Work to complete:
Pull out from the material below all lines with "this".

Figure scripts:

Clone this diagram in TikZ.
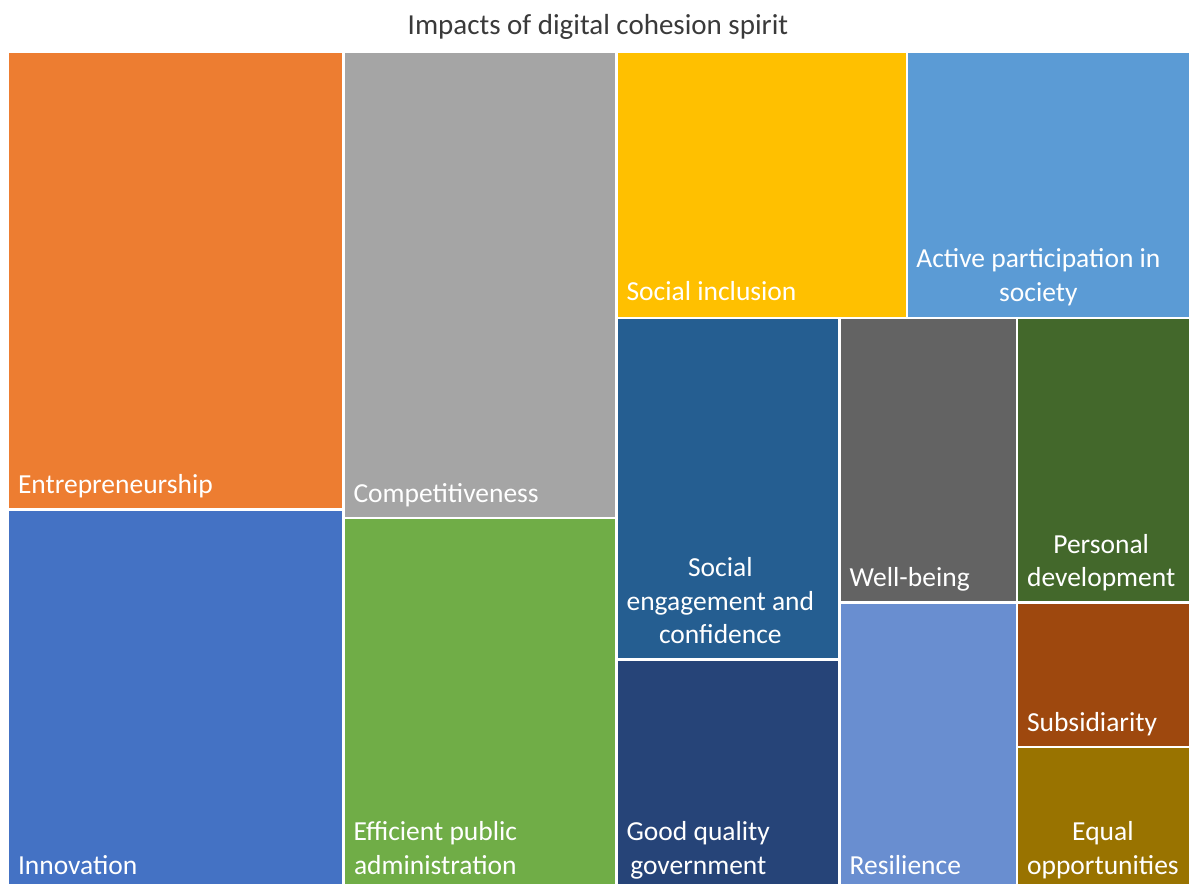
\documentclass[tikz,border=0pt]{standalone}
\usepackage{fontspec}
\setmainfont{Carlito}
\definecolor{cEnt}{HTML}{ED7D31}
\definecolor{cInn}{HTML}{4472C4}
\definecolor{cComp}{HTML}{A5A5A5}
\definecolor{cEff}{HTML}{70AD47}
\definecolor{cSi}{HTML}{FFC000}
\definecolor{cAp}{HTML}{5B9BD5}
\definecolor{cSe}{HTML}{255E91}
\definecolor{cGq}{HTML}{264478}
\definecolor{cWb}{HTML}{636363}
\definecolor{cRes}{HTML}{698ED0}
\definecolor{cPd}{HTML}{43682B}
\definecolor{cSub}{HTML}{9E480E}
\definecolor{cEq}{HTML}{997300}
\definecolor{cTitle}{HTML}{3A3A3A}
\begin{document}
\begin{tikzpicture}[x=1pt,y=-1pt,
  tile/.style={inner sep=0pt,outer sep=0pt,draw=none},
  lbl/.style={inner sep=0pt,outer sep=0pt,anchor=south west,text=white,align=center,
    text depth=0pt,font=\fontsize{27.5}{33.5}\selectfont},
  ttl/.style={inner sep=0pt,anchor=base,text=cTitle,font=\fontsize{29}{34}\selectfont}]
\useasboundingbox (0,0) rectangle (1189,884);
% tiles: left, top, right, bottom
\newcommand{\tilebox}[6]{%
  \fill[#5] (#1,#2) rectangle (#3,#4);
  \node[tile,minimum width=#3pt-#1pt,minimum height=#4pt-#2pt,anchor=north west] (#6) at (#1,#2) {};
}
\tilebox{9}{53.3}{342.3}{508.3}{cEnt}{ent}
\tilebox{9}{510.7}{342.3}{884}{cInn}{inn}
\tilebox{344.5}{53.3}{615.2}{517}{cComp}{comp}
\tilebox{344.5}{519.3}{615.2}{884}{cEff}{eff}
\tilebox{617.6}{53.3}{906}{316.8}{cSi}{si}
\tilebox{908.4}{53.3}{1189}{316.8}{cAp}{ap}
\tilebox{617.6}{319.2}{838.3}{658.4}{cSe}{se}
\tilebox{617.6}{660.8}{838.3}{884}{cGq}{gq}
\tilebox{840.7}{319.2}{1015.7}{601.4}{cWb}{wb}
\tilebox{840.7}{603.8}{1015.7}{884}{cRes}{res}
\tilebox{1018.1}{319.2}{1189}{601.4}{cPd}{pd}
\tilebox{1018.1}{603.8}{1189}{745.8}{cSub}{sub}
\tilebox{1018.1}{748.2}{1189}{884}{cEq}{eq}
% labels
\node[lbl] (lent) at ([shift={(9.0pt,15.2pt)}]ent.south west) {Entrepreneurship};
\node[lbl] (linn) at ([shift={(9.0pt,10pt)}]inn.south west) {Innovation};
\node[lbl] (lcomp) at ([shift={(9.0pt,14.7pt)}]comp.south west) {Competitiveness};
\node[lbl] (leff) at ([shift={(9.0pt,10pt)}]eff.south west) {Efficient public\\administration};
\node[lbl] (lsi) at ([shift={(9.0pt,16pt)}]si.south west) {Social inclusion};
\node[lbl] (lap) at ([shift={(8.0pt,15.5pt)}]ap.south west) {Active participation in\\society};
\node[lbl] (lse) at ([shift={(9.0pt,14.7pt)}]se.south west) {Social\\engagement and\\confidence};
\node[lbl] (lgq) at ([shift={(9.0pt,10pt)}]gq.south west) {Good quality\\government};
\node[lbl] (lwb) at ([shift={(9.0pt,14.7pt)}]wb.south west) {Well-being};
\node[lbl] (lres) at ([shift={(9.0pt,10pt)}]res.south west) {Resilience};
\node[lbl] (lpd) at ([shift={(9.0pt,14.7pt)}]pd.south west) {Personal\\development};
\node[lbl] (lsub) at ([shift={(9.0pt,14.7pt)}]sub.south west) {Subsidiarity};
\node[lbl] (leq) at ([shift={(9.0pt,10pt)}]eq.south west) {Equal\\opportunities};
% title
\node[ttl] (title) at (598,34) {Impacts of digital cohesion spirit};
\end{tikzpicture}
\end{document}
--
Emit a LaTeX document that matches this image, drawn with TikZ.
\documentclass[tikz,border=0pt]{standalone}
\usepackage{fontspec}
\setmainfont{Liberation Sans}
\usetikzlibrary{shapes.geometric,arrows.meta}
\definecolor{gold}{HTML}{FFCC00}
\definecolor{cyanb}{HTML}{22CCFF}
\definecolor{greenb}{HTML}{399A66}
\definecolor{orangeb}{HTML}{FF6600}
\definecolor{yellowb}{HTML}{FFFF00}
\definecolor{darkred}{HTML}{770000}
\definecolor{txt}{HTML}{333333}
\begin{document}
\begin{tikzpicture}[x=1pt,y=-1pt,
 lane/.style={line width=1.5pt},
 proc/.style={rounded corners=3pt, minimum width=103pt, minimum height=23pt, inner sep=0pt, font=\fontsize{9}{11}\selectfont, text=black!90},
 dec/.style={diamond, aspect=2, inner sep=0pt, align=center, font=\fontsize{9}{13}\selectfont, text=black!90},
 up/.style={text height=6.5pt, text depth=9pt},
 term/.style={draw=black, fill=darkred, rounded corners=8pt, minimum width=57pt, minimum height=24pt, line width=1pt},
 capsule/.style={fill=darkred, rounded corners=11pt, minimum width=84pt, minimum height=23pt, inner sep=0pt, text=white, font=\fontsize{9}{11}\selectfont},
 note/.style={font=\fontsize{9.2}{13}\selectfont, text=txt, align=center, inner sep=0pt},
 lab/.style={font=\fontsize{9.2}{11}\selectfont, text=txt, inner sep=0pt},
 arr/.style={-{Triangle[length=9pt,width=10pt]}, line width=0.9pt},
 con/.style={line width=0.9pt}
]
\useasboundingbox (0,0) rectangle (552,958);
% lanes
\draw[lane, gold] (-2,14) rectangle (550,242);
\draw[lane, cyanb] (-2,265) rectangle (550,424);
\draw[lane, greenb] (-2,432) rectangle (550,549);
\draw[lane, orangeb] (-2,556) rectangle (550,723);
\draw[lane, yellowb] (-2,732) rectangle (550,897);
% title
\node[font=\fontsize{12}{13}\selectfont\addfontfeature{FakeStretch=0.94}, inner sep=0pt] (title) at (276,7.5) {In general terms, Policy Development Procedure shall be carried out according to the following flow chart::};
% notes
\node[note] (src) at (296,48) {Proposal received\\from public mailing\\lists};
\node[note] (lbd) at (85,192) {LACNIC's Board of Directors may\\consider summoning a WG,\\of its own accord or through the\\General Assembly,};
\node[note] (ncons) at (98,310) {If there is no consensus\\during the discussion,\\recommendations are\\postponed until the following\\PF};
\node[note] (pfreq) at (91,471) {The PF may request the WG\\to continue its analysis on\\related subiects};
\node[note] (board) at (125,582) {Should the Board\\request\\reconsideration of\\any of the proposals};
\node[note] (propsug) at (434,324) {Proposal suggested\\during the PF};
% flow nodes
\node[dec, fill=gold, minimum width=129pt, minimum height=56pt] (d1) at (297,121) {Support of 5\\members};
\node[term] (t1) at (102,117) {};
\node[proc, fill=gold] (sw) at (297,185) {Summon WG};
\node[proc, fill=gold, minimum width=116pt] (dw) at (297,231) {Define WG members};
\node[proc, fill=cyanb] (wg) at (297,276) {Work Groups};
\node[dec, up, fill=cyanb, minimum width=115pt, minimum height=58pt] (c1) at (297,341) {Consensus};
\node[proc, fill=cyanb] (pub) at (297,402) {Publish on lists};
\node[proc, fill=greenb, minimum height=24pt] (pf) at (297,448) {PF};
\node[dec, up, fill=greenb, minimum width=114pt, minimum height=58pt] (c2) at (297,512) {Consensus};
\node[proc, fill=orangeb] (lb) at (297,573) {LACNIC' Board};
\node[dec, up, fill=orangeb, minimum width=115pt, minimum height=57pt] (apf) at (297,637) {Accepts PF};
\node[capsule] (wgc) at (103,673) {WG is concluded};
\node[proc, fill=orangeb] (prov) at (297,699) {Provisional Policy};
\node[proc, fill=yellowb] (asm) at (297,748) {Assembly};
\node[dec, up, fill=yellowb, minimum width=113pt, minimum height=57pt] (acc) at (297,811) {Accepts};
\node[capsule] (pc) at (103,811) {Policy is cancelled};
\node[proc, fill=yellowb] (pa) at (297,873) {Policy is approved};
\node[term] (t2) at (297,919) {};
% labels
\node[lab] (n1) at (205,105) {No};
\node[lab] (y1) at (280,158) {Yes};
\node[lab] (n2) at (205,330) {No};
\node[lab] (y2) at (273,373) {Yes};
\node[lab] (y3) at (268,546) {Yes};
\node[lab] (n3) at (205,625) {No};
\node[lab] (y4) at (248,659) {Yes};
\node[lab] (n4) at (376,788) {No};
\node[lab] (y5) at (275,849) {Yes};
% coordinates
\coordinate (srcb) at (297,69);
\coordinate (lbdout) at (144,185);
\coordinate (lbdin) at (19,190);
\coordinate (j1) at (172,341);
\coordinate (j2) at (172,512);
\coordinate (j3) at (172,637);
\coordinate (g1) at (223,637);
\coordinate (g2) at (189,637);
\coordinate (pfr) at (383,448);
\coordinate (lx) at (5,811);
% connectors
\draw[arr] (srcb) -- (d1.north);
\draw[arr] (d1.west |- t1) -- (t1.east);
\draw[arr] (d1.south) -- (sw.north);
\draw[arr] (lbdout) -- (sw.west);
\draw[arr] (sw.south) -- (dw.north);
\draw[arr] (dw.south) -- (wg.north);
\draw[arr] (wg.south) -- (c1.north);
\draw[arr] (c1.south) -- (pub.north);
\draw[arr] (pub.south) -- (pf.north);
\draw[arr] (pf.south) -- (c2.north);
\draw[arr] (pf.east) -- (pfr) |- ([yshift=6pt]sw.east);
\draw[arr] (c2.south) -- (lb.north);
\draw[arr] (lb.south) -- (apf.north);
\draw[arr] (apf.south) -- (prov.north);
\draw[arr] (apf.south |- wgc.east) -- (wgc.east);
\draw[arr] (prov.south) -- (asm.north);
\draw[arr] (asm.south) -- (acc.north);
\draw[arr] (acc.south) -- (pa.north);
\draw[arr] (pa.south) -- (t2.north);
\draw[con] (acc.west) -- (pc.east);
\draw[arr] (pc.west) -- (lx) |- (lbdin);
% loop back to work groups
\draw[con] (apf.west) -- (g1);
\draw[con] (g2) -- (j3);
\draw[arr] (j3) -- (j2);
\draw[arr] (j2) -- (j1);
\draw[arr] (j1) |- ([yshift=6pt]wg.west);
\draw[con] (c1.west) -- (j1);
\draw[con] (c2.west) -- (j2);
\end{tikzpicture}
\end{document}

Written reply:
Clone this diagram in TikZ.
Emit a LaTeX document that matches this image, drawn with TikZ.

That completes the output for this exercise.